I'm interested in proving the following:
Let $u$ harmonic in $\Omega $ and let $ B_{\rho} (x) \subset {\Omega} $ an open ball, then
$$ \left |{ u_{x_{i}}(x) }\right | \leq{ \displaystyle\frac{\gamma_{n} M}{\rho} }, $$ where $ u_ {x_{i}} = \frac {\partial u} {\partial x_{i}}$, $M=sup \left\{{ \left |{u(x)}\right | : x \in B_{\rho}(x) }\right\}$ , $\gamma _{n} = \displaystyle\frac{2n \omega _{n-1}}{(n-1) \omega _{n}}$, and, $\omega_{k}$ is the area of the unit sphere in $\mathbb{R} ^{k}$.
My attempt:
Since $u$ is harmonic, we know that, for each $B_{r}(x) \subset{\Omega}$ we have that $$ u(x)=\displaystyle\frac{1}{Vol(B_{r}(x))} \displaystyle\int_{B_{r}(x)}^{} u(y) dy. $$ However, if $u$ is harmonic then $u_{x_{i}}$ is also harmonic, thus $$ u_{x_{i}}(x)=\displaystyle\frac{1}{Vol(B_{r}(x))} \displaystyle\int_{B_{r}(x)}^{} u_{x_{i}}(y) dy . $$ If we use Divergence theorem, the above equation becomes $$ u_{x_{i}}(x)=\displaystyle\frac{1}{Vol(B_{r}(x))} \displaystyle\int_{\partial B_{r}(x)}^{} e_{i}u(y) dS, $$ where $e_{i}$ is the vector which has a $1$ in the $i$-th coordinate and zeros in all the others, it follows that $$ \left |{ u_{x_{i}} (x) }\right | \leq{ \displaystyle \frac{M_{r} Vol(\partial B_{r}(x))}{Vol(B_{r}(x))} } = \displaystyle\frac{n M_{r}}{r}, $$ where $M_{r}=sup \left\{{ \left |{u(x)}\right | : x \in B_{r}(x) }\right\}$.

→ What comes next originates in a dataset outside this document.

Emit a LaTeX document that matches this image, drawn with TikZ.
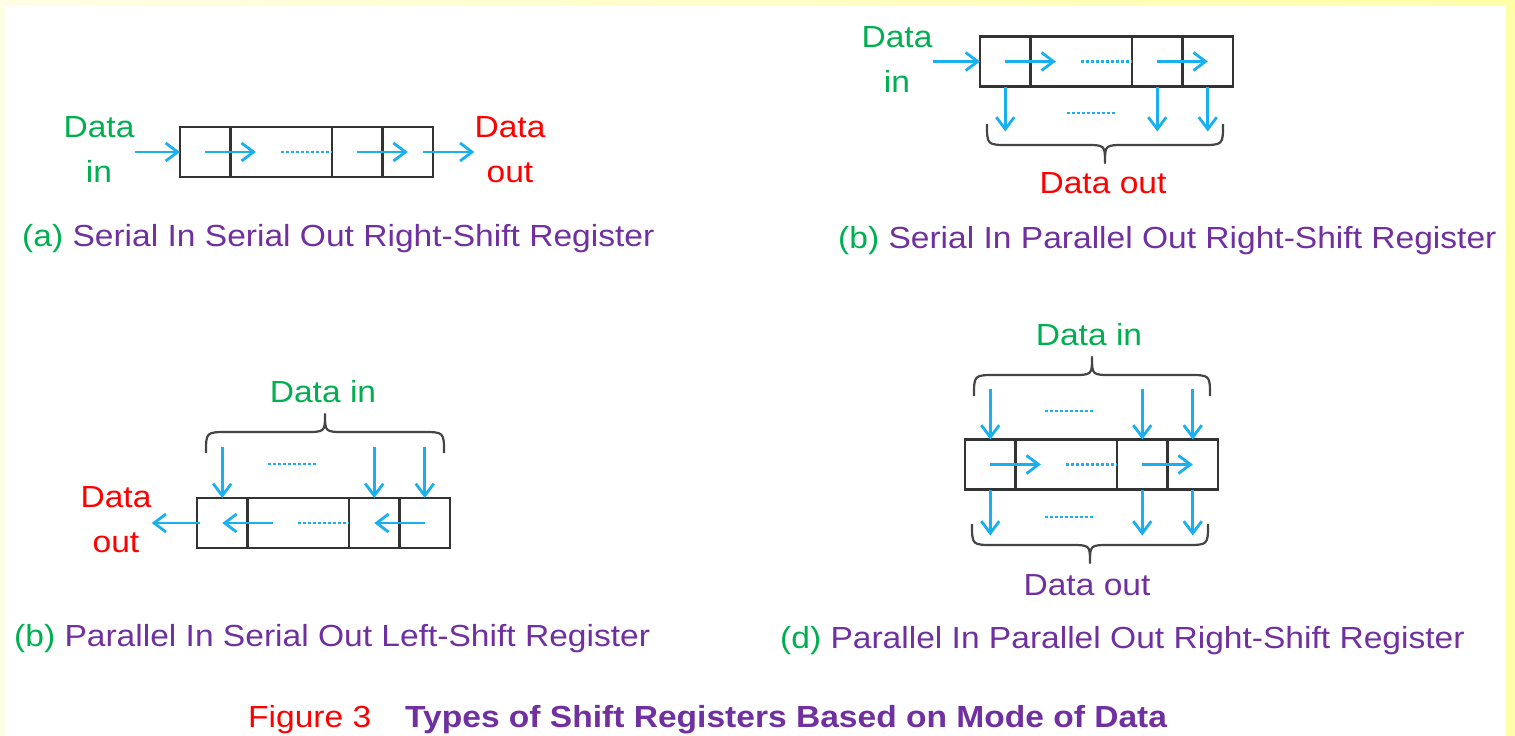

Of course, I definitely want to take $ r = \frac {\rho (n-1) \omega_ {n}} {2 \omega_ {n-1}} $, but, as you can see, the problem with this idea is that I need to ensure that , for this choice of $r$, we have that $B_{r} (x) \subset B _ {\rho} (x) $. However, this is generally false :( , if we take for instance $n=3$, we have that $\omega_{3}=4 \pi$, $\omega_{2}= 2 \pi$ and so $r=2 \rho > \rho$ . On the other hand, the hint of the book is consider the Poisson integral formula:
$$ u(y)=\displaystyle\frac{\rho ^2 - \left\|{y}\right\| ^2 }{\rho \omega _{n}} \displaystyle\int_{\partial B_{\rho} (0) }^{} \displaystyle\frac{u(x)}{\left\|{x-y}\right\| ^{n} } dS_{x}, $$ But, I definitely don't see why this formula is more useful :( .
Any help?
Thanks in advance.